Ada tiga pilar utama strategi pengurangan kemiskinan, yakni :
· pertumuhan ekonomi yang berkelanjutan dan yang prokemiskinan
· Pemerintahan yang baik (good governance)
· Pembangunan sosial
Untuk mendukung strategi tersebut diperlukan intervensi-intervensi pemerintah yang sesuai dengan sasaran atau tujuan yang bila di bagi menurut waktu yaitu :
· Intervensi jangka pendek, terutama pembangunan sektor pertanian dan ekonomi pedesaan
Intervensi jangka pendek, berupa :
- Pembangunan sektor pertanian, usaha kecil, dan ekonomi pedesaan
- Manajemen lingkungan dan SDA
- Pembangunan transportasi, komunikasi, energi dan keuangan
- Peningkatan keikutsertaan masyarakat sepenuhnya dalam pembangunan
- Peningkatan proteksi sosial (termasuk pembangunan sistem jaminan sosial)
· Intervensi jangka menengah dan panjang
Intervensi jangka menengah dan panjang, berupa :
- Pembangunan/penguatan sektor usaha
- Kerjsama regional
- Manajemen pengeluaran pemerintah (APBN) dan administrasi
- Desentralisasi
- Pendidikan dan kesehatan
- Penyediaan air bersih dan pembangunan perkotaan
- Pembagian tanah pertanian yang merata
· Pembangunan sektor swasta
· Kerjasama regional
· APBN dan administrasi
· Desentralisasi
· Pendidikan dan Kesehatan
· Penyediaan air bersih dan Pembangunan perkotaan
Mengukur kemiskinan
Kemiskinan bisa dikelompokan dalam dua kategori , yaitu Kemiskinan absolut dan Kemiskinan relatif. Kemiskinan absolut mengacu pada satu set standard yang konsisten , tidak terpengaruh oleh waktu dan tempat / negara.
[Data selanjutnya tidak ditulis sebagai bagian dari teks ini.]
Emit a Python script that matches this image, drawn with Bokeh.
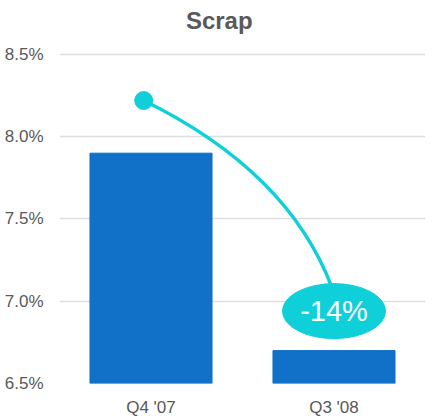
from bokeh.plotting import figure
from bokeh.models import FixedTicker, PrintfTickFormatter, Range1d, ColumnDataSource
from bokeh.embed import file_html
from bokeh.resources import INLINE
from bokeh.core.properties import value

# Data
categories = ["Q4 '07", "Q3 '08"]
scrap_pct = [7.9, 6.7]
change_label = "-14%"
chart_title = "Scrap"
y_ticks = [6.5, 7.0, 7.5, 8.0, 8.5]

BAR = "#1170c8"
CYAN = "#0fd0d8"
GREY = "#595959"
FONT = "Liberation Sans"

xpos = [i + 0.5 for i in range(len(categories))]

# upper part of the y range leaves room for the title inside the frame
p = figure(width=425, height=419, output_backend="svg", toolbar_location=None,
           x_range=Range1d(0, len(categories)), y_range=Range1d(6.5, 8.828),
           min_border_left=59, min_border_right=0,
           min_border_top=0, min_border_bottom=24)
p.outline_line_color = None
p.background_fill_color = "white"
p.border_fill_color = "white"

src = ColumnDataSource(dict(x=xpos, top=scrap_pct))
p.vbar(x="x", top="top", bottom=6.5, width=0.667, source=src, color=BAR)

# Axes
p.xaxis.ticker = FixedTicker(ticks=xpos)
p.xaxis.major_label_overrides = {x: c for x, c in zip(xpos, categories)}
p.yaxis.ticker = FixedTicker(ticks=y_ticks)
p.yaxis.formatter = PrintfTickFormatter(format="%.1f%%")
for ax in (p.xaxis[0], p.yaxis[0]):
    ax.axis_line_color = None
    ax.major_tick_line_color = None
    ax.minor_tick_line_color = None
    ax.major_label_text_font = FONT
    ax.major_label_text_font_size = "17px"
    ax.major_label_text_color = GREY
p.yaxis.major_label_standoff = 10
p.xaxis.major_label_standoff = 8

p.xgrid.grid_line_color = None
p.ygrid.ticker = FixedTicker(ticks=y_ticks)
p.ygrid.grid_line_color = "#dedede"
p.ygrid.grid_line_width = 1.5

# Title
p.text(x=[0.873], y=[8.707], text=[chart_title], text_align="center",
       text_baseline="middle", text_color=GREY, text_font_size="24px",
       text_font_style="bold", text_font=value(FONT))

# Annotation: curve from dot to ellipse
x0, y0 = 0.46, 8.22
cx, cy = 1.25, 7.79
x1, y1 = 1.49, 7.08
p.quadratic(x0=[x0], y0=[y0], x1=[x1], y1=[y1], cx=[cx], cy=[cy],
            line_color=CYAN, line_width=3.5)
p.scatter([x0], [y0], size=18, color=CYAN)
p.ellipse(x=[1.5], y=[6.94], width=103, height=55,
          width_units="screen", height_units="screen", color=CYAN)
p.text(x=[1.5], y=[6.94], text=[change_label], text_align="center",
       text_baseline="middle", text_color="white", text_font_size="29px",
       text_font=value(FONT))

open("out.html", "w").write(file_html(p, INLINE))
Sebuah contoh dari pengukuran absolut adalah persentase dari populasi yang makan dibawah jumlah yg cukup menopang kebutuhan tubuh manusia (kira kira 2000-2500 kalori per hari untuk laki laki dewasa).
Bank Dunia mendefinisikan Kemiskinan absolut sebagai hidup dg pendapatan dibawah USD $1/hari dan Kemiskinan menengah untuk pendapatan dibawah $2 per hari, dg batasan ini maka diperkiraan pada 2001 1,1 miliar orang didunia mengkonsumsi kurang dari $1/hari dan 2,7 miliar orang didunia mengkonsumsi kurang dari $2/hari." Proporsi penduduk negara berkembang yang hidup dalam Kemiskinan ekstrem telah turun dari 28% pada 1990 menjadi 21% pada 2001. Melihat pada periode 1981-2001, persentase dari penduduk dunia yang hidup dibawah garis kemiskinan $1 dolar/hari telah berkurang separuh. Tetapi , nilai dari $1 juga mengalami penurunan dalam kurun waktu tersebut.
Meskipun kemiskinan yang paling parah terdapat di dunia bekembang, ada bukti tentang kehadiran kemiskinan di setiap region. Di negara-negara maju, kondisi ini menghadirkan kaum tuna wisma yang berkelana ke sana kemari dan daerah pinggiran kota dan ghetto yang miskin. Kemiskinan dapat dilihat sebagai kondisi kolektif masyarakat miskin, atau kelompok orang-orang miskin, dan dalam pengertian ini keseluruhan negara kadang-kadang dianggap miskin. Untuk menghindari stigma ini, negara-negara ini biasanya disebut sebagai negara berkembang.
Diskusi tentang kemiskinan
Kemiskinan dipelajari oleh banyak ilmu, seperti ilmu sosial, ekonomi, dan budaya.
Dalam ekonomi, dua jenis kemiskinan dipertimbangkan: kemiskinan absolut dan relatif.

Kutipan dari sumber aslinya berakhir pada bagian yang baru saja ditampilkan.